(Figure scripts)
********************

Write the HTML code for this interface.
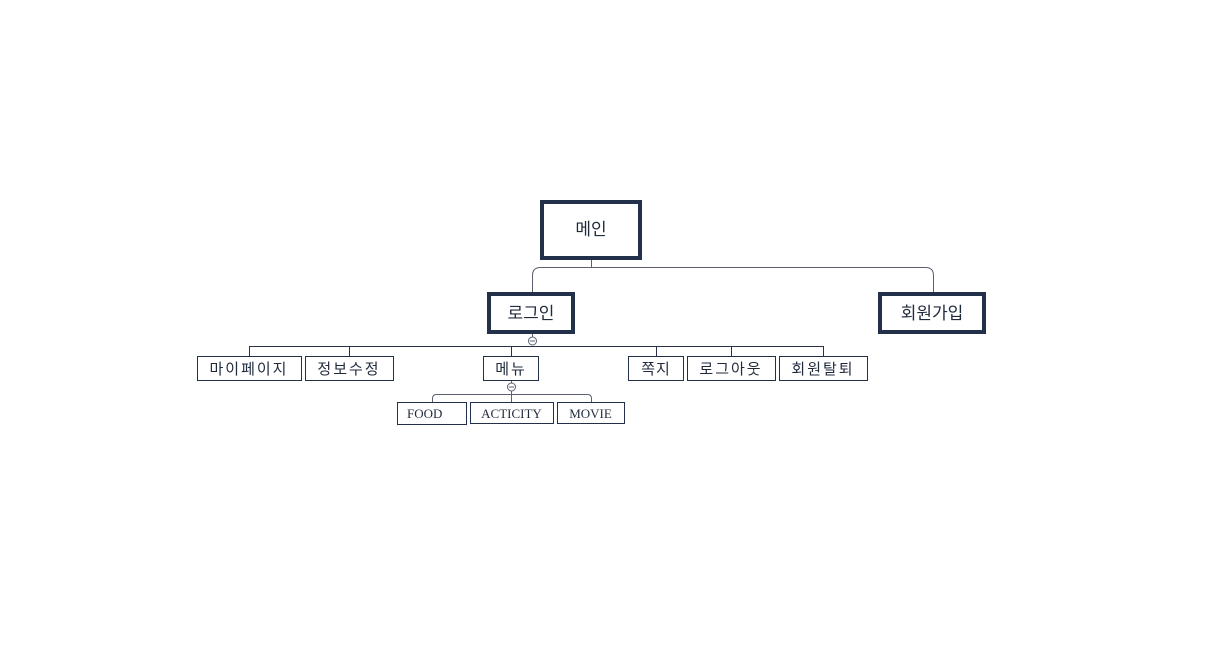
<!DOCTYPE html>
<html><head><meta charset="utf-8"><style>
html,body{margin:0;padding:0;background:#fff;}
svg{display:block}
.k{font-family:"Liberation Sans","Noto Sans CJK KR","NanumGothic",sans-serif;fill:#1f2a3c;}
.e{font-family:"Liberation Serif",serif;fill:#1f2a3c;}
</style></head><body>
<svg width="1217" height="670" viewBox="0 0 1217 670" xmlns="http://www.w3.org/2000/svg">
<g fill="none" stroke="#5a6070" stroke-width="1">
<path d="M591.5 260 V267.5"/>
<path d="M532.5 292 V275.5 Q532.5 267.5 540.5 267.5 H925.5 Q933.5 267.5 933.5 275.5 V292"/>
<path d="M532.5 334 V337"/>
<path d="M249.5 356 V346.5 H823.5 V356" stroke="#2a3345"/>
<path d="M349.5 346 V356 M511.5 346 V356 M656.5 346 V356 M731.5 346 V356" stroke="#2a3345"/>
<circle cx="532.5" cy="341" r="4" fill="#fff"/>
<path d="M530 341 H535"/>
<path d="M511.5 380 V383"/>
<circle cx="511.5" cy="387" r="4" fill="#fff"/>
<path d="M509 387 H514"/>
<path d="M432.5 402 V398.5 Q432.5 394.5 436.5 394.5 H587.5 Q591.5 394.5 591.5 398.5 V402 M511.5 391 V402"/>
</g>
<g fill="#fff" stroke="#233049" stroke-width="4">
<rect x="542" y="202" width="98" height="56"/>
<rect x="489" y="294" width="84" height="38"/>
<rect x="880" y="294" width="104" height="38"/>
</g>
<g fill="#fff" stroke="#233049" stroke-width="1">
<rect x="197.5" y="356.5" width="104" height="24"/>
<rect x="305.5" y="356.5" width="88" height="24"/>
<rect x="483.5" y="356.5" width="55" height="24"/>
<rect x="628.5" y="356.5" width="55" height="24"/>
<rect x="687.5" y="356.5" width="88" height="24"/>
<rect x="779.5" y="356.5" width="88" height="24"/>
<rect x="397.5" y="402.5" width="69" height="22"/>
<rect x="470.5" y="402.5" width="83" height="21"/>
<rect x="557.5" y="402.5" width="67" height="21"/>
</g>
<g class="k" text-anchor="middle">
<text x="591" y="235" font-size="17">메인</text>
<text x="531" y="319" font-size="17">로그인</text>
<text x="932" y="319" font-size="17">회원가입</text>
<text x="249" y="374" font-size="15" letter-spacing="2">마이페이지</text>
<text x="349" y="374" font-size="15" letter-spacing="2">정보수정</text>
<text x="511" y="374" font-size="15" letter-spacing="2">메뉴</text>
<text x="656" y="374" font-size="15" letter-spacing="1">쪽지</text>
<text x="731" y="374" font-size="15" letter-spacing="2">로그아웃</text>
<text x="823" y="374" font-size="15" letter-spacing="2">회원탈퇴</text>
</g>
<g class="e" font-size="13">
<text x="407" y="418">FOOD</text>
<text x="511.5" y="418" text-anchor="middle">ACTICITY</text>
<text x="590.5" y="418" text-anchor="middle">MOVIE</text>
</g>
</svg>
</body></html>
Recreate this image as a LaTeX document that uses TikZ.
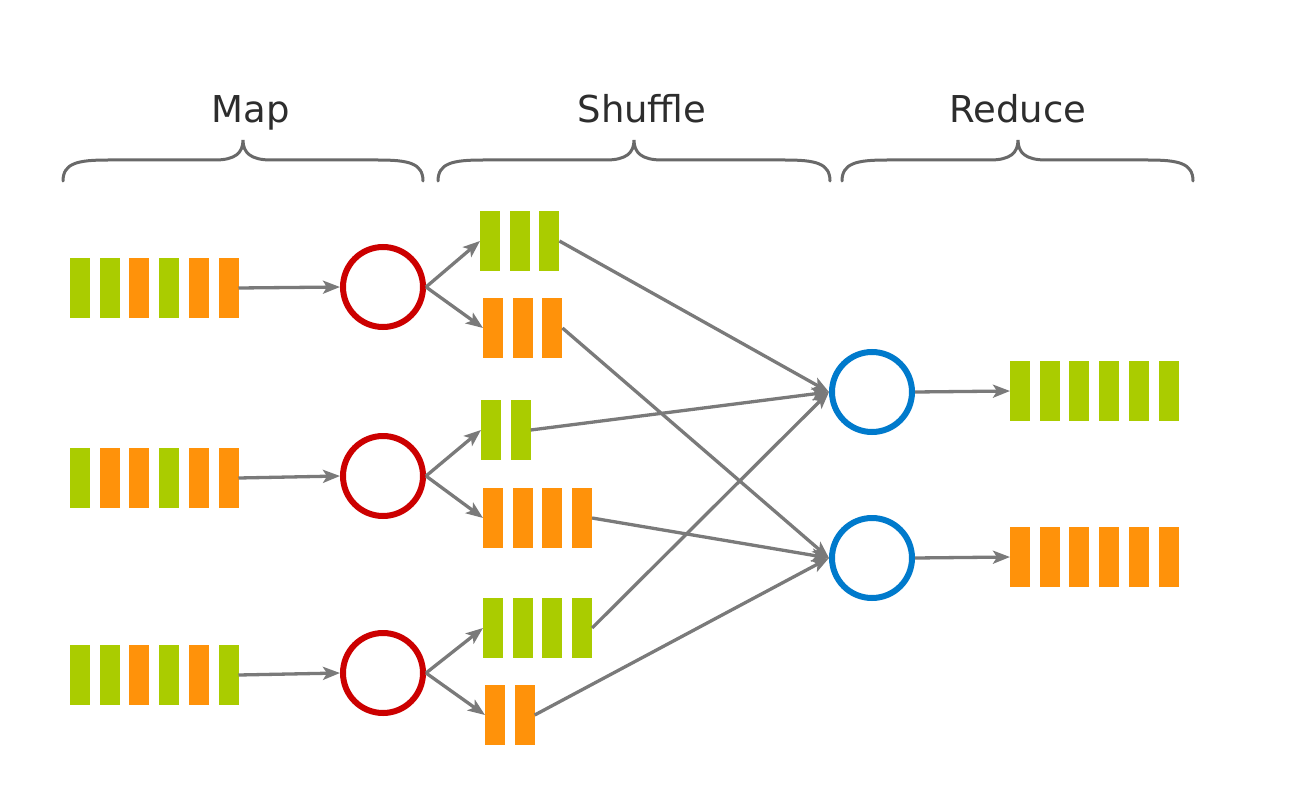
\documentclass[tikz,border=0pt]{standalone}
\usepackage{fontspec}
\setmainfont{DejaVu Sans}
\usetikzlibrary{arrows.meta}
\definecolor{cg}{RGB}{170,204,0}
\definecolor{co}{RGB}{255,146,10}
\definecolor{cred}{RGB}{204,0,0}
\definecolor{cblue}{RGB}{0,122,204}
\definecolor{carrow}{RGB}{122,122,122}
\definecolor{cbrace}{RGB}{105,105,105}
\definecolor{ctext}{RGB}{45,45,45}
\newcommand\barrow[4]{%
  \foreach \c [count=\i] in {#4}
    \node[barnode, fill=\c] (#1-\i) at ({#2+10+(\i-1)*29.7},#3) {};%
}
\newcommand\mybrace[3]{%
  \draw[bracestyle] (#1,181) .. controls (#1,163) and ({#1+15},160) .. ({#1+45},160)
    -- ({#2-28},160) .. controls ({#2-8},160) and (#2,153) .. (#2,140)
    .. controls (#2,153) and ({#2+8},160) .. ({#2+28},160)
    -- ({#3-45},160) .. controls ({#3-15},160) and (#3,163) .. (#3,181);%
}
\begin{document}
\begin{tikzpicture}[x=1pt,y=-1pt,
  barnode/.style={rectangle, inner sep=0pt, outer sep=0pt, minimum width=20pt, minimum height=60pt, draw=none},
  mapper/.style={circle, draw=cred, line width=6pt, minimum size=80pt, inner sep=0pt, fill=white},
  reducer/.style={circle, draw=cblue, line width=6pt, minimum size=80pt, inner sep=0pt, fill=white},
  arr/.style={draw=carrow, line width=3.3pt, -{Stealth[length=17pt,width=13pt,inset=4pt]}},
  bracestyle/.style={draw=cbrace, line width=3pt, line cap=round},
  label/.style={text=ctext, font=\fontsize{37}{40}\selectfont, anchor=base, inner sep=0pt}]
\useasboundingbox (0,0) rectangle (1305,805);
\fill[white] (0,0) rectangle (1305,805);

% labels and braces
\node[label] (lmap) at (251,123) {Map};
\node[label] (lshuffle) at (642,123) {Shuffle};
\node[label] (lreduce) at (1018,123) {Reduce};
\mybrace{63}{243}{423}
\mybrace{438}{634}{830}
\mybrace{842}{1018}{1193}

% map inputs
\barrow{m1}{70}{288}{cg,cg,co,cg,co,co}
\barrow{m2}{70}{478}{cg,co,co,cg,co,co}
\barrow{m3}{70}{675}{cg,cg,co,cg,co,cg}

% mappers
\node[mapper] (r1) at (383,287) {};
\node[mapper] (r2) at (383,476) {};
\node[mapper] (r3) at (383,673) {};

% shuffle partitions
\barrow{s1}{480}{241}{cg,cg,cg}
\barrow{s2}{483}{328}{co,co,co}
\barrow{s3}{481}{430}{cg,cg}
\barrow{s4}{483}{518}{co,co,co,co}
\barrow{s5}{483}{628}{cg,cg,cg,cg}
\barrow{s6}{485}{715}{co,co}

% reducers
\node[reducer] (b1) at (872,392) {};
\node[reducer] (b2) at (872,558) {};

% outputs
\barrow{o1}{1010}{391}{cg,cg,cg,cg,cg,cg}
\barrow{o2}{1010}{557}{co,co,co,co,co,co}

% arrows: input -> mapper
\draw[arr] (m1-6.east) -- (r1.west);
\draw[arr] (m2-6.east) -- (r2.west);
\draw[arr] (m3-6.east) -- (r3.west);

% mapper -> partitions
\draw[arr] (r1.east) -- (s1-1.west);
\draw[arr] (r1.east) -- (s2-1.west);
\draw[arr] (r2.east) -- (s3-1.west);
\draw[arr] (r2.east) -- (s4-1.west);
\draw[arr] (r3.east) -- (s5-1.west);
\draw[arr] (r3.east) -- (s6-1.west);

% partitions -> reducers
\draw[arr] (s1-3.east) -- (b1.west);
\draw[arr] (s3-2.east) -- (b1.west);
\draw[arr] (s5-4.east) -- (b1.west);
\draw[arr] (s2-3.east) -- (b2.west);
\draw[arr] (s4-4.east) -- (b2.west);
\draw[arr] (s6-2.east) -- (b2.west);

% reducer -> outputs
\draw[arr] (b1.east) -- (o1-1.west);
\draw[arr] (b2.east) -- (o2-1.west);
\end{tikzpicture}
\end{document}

********************

Transcribe all of the records above character for character. Exclude the pictures.

Write the HTML code for this interface.
<!DOCTYPE html>
<html><head><meta charset="utf-8"><style>
html,body{margin:0;padding:0;background:#fff;}
svg{display:block}
.k{font-family:"Liberation Sans","Noto Sans CJK KR","NanumGothic",sans-serif;fill:#1f2a3c;}
.e{font-family:"Liberation Serif",serif;fill:#1f2a3c;}
</style></head><body>
<svg width="1217" height="670" viewBox="0 0 1217 670" xmlns="http://www.w3.org/2000/svg">
<g fill="none" stroke="#5a6070" stroke-width="1">
<path d="M591.5 260 V267.5"/>
<path d="M532.5 292 V275.5 Q532.5 267.5 540.5 267.5 H925.5 Q933.5 267.5 933.5 275.5 V292"/>
<path d="M532.5 334 V337"/>
<path d="M249.5 356 V346.5 H823.5 V356" stroke="#2a3345"/>
<path d="M349.5 346 V356 M511.5 346 V356 M656.5 346 V356 M731.5 346 V356" stroke="#2a3345"/>
<circle cx="532.5" cy="341" r="4" fill="#fff"/>
<path d="M530 341 H535"/>
<path d="M511.5 380 V383"/>
<circle cx="511.5" cy="387" r="4" fill="#fff"/>
<path d="M509 387 H514"/>
<path d="M432.5 402 V398.5 Q432.5 394.5 436.5 394.5 H587.5 Q591.5 394.5 591.5 398.5 V402 M511.5 391 V402"/>
</g>
<g fill="#fff" stroke="#233049" stroke-width="4">
<rect x="542" y="202" width="98" height="56"/>
<rect x="489" y="294" width="84" height="38"/>
<rect x="880" y="294" width="104" height="38"/>
</g>
<g fill="#fff" stroke="#233049" stroke-width="1">
<rect x="197.5" y="356.5" width="104" height="24"/>
<rect x="305.5" y="356.5" width="88" height="24"/>
<rect x="483.5" y="356.5" width="55" height="24"/>
<rect x="628.5" y="356.5" width="55" height="24"/>
<rect x="687.5" y="356.5" width="88" height="24"/>
<rect x="779.5" y="356.5" width="88" height="24"/>
<rect x="397.5" y="402.5" width="69" height="22"/>
<rect x="470.5" y="402.5" width="83" height="21"/>
<rect x="557.5" y="402.5" width="67" height="21"/>
</g>
<g class="k" text-anchor="middle">
<text x="591" y="235" font-size="17">메인</text>
<text x="531" y="319" font-size="17">로그인</text>
<text x="932" y="319" font-size="17">회원가입</text>
<text x="249" y="374" font-size="15" letter-spacing="2">마이페이지</text>
<text x="349" y="374" font-size="15" letter-spacing="2">정보수정</text>
<text x="511" y="374" font-size="15" letter-spacing="2">메뉴</text>
<text x="656" y="374" font-size="15" letter-spacing="1">쪽지</text>
<text x="731" y="374" font-size="15" letter-spacing="2">로그아웃</text>
<text x="823" y="374" font-size="15" letter-spacing="2">회원탈퇴</text>
</g>
<g class="e" font-size="13">
<text x="407" y="418">FOOD</text>
<text x="511.5" y="418" text-anchor="middle">ACTICITY</text>
<text x="590.5" y="418" text-anchor="middle">MOVIE</text>
</g>
</svg>
</body></html>
Recreate this image as a LaTeX document that uses TikZ.
\documentclass[tikz,border=0pt]{standalone}
\usepackage{fontspec}
\setmainfont{DejaVu Sans}
\usetikzlibrary{arrows.meta}
\definecolor{cg}{RGB}{170,204,0}
\definecolor{co}{RGB}{255,146,10}
\definecolor{cred}{RGB}{204,0,0}
\definecolor{cblue}{RGB}{0,122,204}
\definecolor{carrow}{RGB}{122,122,122}
\definecolor{cbrace}{RGB}{105,105,105}
\definecolor{ctext}{RGB}{45,45,45}
\newcommand\barrow[4]{%
  \foreach \c [count=\i] in {#4}
    \node[barnode, fill=\c] (#1-\i) at ({#2+10+(\i-1)*29.7},#3) {};%
}
\newcommand\mybrace[3]{%
  \draw[bracestyle] (#1,181) .. controls (#1,163) and ({#1+15},160) .. ({#1+45},160)
    -- ({#2-28},160) .. controls ({#2-8},160) and (#2,153) .. (#2,140)
    .. controls (#2,153) and ({#2+8},160) .. ({#2+28},160)
    -- ({#3-45},160) .. controls ({#3-15},160) and (#3,163) .. (#3,181);%
}
\begin{document}
\begin{tikzpicture}[x=1pt,y=-1pt,
  barnode/.style={rectangle, inner sep=0pt, outer sep=0pt, minimum width=20pt, minimum height=60pt, draw=none},
  mapper/.style={circle, draw=cred, line width=6pt, minimum size=80pt, inner sep=0pt, fill=white},
  reducer/.style={circle, draw=cblue, line width=6pt, minimum size=80pt, inner sep=0pt, fill=white},
  arr/.style={draw=carrow, line width=3.3pt, -{Stealth[length=17pt,width=13pt,inset=4pt]}},
  bracestyle/.style={draw=cbrace, line width=3pt, line cap=round},
  label/.style={text=ctext, font=\fontsize{37}{40}\selectfont, anchor=base, inner sep=0pt}]
\useasboundingbox (0,0) rectangle (1305,805);
\fill[white] (0,0) rectangle (1305,805);

% labels and braces
\node[label] (lmap) at (251,123) {Map};
\node[label] (lshuffle) at (642,123) {Shuffle};
\node[label] (lreduce) at (1018,123) {Reduce};
\mybrace{63}{243}{423}
\mybrace{438}{634}{830}
\mybrace{842}{1018}{1193}

% map inputs
\barrow{m1}{70}{288}{cg,cg,co,cg,co,co}
\barrow{m2}{70}{478}{cg,co,co,cg,co,co}
\barrow{m3}{70}{675}{cg,cg,co,cg,co,cg}

% mappers
\node[mapper] (r1) at (383,287) {};
\node[mapper] (r2) at (383,476) {};
\node[mapper] (r3) at (383,673) {};

% shuffle partitions
\barrow{s1}{480}{241}{cg,cg,cg}
\barrow{s2}{483}{328}{co,co,co}
\barrow{s3}{481}{430}{cg,cg}
\barrow{s4}{483}{518}{co,co,co,co}
\barrow{s5}{483}{628}{cg,cg,cg,cg}
\barrow{s6}{485}{715}{co,co}

% reducers
\node[reducer] (b1) at (872,392) {};
\node[reducer] (b2) at (872,558) {};

% outputs
\barrow{o1}{1010}{391}{cg,cg,cg,cg,cg,cg}
\barrow{o2}{1010}{557}{co,co,co,co,co,co}

% arrows: input -> mapper
\draw[arr] (m1-6.east) -- (r1.west);
\draw[arr] (m2-6.east) -- (r2.west);
\draw[arr] (m3-6.east) -- (r3.west);

% mapper -> partitions
\draw[arr] (r1.east) -- (s1-1.west);
\draw[arr] (r1.east) -- (s2-1.west);
\draw[arr] (r2.east) -- (s3-1.west);
\draw[arr] (r2.east) -- (s4-1.west);
\draw[arr] (r3.east) -- (s5-1.west);
\draw[arr] (r3.east) -- (s6-1.west);

% partitions -> reducers
\draw[arr] (s1-3.east) -- (b1.west);
\draw[arr] (s3-2.east) -- (b1.west);
\draw[arr] (s5-4.east) -- (b1.west);
\draw[arr] (s2-3.east) -- (b2.west);
\draw[arr] (s4-4.east) -- (b2.west);
\draw[arr] (s6-2.east) -- (b2.west);

% reducer -> outputs
\draw[arr] (b1.east) -- (o1-1.west);
\draw[arr] (b2.east) -- (o2-1.west);
\end{tikzpicture}
\end{document}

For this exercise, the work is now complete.